As soon as we turned the corner, Bast pulled me aside by the vending machines.

“The Set animal is close,” she said. “We’ve got a few minutes at best. What’s wrong with Sadie?”

“She can’t...” I stammered. “I don’t know exactly.”

“Well, we’ll have to figure it out on the plane.”

“How did you change clothes?” I asked. “And the document for the bird...”

She waved her hand dismissively. “Oh, mortal minds are weak. That ‘document’ is an empty ticket sleeve. And my clothes haven’t really changed. It’s just a glamour.”

I looked at her more closely, and I saw she was right. Her new clothes flickered like a mirage over her usual leopard-skin bodysuit. As soon as she pointed it out, the magic seemed flimsy and obvious.

“We’ll try to make it to the gate before the Set animal,” she said. “It will be easier if you stow your things in the Duat.”

“What?”

“You don’t really want to tote that box around under your arm, do you? Use the Duat as a storage bin.”

“How?”

Bast rolled her eyes. “Honestly, what do they teach magicians these days?”

“We had about twenty seconds of training!”

“Just imagine a space in the air, like a shelf or a treasure chest—”

“A locker?” I asked. “I’ve never had a school locker.”

“Fine. Give it a combination lock—anything you want. Imagine opening the locker with your combination. Then shove the box inside. When you need it again, just call it to mind, and it will appear.”

I was skeptical, but I imagined a locker. I gave it a combination: 13/32/33—retired numbers for the Lakers, obviously: Chamberlain, Johnson, Abdul-Jabbar. I held out my dad’s magic box and let it go, sure it would smash to the floor. Instead, the box disappeared.

“Cool,” I said. “Are you sure I can get it back?”

“No,” Bast said. “Now, come on!”

Chapter 22. Leroy Meets the Locker of Doom

I’D NEVER GONE THROUGH SECURITY with a live bird of prey before. I thought it would cause a holdup, but instead the guards moved us into a special line. They checked our paperwork. Bast smiled a lot, flirted with the guards and told them they must be working out, and they waved us through. Bast’s knives didn’t set off the alarms, so maybe she’d stored them in the Duat. The guards didn’t even try to put Sadie through the X-ray machine.

I was retrieving my shoes when I heard a scream from the other side of security.

Bast cursed in Egyptian. “We were too slow.”
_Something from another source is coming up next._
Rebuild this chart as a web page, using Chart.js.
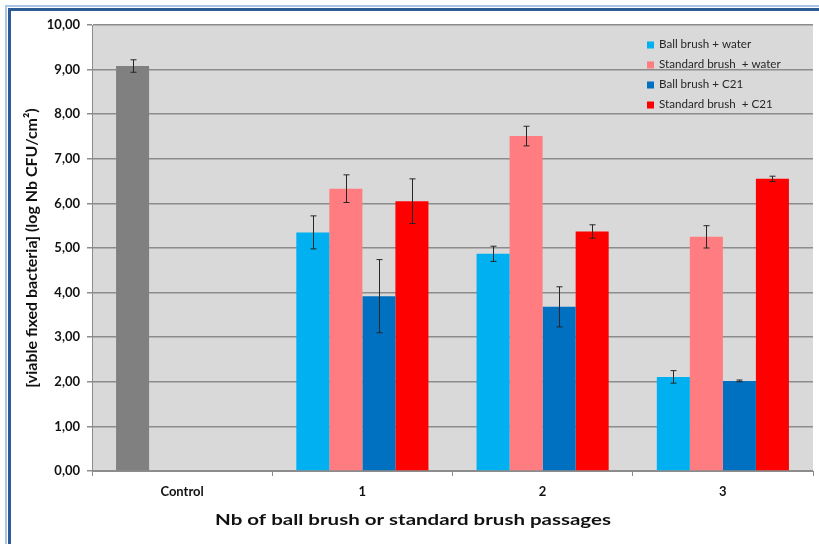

I looked back and saw the Set animal charging through the terminal, knocking passengers out of its way. Its weird rabbit ears swiveled back and forth. Foam dripped from its curved, toothy snout, and its forked tail lashed around, looking for something to sting.

“Moose!” a lady screamed. “Rabid moose!”

Everyone started screaming, running in different directions and blocking the Set animal’s path.

“Moose?” I wondered.

Bast shrugged. “No telling what mortals will perceive. Now the idea will spread by power of suggestion.”

Sure enough, more passengers started yelling “Moose!” and running around as the Set animal plowed through the lines and got tangled up in the stanchions. TSA officers surged forward, but the Set animal tossed them aside like rag dolls.

“Come on!” Bast told me.

“I can’t just let it hurt these people.”

“We can’t stop it!”

But I didn’t move. I wanted to believe Horus was giving me courage, or that maybe the past few days had finally woken up some dormant bravery gene I’d inherited from my parents. But the truth was scarier. This time, nobody was making me take a stand. I wanted to do it.

People were in trouble because of us. I had to fix it. I felt the same kind of instinct I felt when Sadie needed my help, like it was time for me to step up. And yes, it terrified me. But it also felt right.

“Go to the gate,” I told Bast. “Take Sadie. I’ll meet you there.”

“What? Carter—”

“Go!” I imagined opening my invisible locker: 13/32/33. I reached out my hand, but not for my dad’s magic box. I concentrated on something I’d lost in Luxor. It had to be there. For a moment, I felt nothing. Then my hand closed around a hard leather grip, and I pulled my sword out of nowhere.